General Stuart was at the Cape on 25 December, reached St Helena on 27 January 1810, and arrived at Long Reach on 16 April.

===EIC voyage #6 (1811–1812)===
Captain Jameson sailed from Torbay on 12 May 1811, bound for Madras and Bengal. General Stuart reached Madras on 12 September and arrived at Calcutta on 21 October. Homeward bound, she was at Saugor on 24 December, reached St Helena on 12 May 1812, and arrived at Blackwall on 27 July.

===EIC voyage #7 (1813–1814)===
Captain Jameson sailed from Portsmouth on 18 March 1813, bound for Madras and Bengal. General Stuart was at Johanna on 13 July, reached Madras on 9 August, and arrived at Calcutta on 27 August. Homeward bound she was at Saugor on 6 November and the Cape on 1 March 1814. She reached St Helena on 18 March and arrived at Blackwall on 4 June.

==Later career==
The EIC in 1814 lost its monopoly on the trade between England and India. Many shipowners then sailed that trade under license from the EIC. General Stewart appeared in Lloyd's Register in 1814 with J. Jameson, master, Hamilton, owner, and trade London–Bengal. General Stuart, W.S. Robb, master, sailed from London for Bengal on 1 September 1814. On 21 June 1815 General Stuart sailed from Bombay, bound for London. The next day she had to put back. She had sprung a leak and only with difficulty, and after having thrown some cargo overboard, was she able to get back into the harbour. She had 10 feet of water in her hold.

On 22 January 1816, General Stuart (or General Stewart) was offered for sale at Lloyd's Coffee House for breaking up. Instead, she instead underwent a "good repair" and continued to sail.

Lloyd's Register for 1816 showed General Stewarts master changing from J. Jameson to R. Grainger.

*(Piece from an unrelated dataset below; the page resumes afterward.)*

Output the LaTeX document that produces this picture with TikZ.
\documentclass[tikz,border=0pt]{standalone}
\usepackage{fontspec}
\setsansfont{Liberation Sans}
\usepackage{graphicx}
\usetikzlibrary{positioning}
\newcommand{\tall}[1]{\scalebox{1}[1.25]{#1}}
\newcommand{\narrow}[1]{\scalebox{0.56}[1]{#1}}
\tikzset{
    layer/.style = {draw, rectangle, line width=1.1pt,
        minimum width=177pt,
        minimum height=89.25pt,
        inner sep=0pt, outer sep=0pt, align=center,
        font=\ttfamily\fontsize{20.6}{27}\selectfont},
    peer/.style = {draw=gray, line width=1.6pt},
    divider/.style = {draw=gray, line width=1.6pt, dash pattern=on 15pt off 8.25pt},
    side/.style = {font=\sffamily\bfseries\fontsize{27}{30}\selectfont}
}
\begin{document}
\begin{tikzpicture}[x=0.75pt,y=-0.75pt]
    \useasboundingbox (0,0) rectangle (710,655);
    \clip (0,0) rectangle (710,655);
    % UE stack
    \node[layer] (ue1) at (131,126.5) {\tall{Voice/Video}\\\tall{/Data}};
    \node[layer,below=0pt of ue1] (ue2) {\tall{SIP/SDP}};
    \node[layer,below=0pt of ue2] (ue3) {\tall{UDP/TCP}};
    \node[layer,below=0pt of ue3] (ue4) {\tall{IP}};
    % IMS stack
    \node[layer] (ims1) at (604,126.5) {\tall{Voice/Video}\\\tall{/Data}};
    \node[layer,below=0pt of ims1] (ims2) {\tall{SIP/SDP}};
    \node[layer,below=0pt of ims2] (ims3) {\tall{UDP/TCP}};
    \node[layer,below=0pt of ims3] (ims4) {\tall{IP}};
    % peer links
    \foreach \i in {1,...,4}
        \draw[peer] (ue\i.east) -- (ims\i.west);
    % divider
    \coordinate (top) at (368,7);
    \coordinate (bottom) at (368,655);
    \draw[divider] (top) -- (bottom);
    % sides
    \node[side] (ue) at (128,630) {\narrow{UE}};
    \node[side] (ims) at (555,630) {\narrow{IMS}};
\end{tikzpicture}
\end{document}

On 2 November 1816 General Stuart sailed from The Downs, bound for Bombay. Off Ushant she lost two top sails, but suffered no further damage. Still, she put back into Portsmouth on 14 November.

===Convict transport===
Captain Robert Granger sailed from Portsmouth on 19 July 1818. General Stewart stopped at St Helena and arrived at Port Jackson on 31 December. She had embarked 250 convicts and she landed 246, four having died on the way. After delivering her convicts, General Stewart was expected to sail on to Bombay.

==Fate==
Between 1820 and 1825 the registers continued to show General Stuart trading with New South Wales. She is no longer listed after 1825.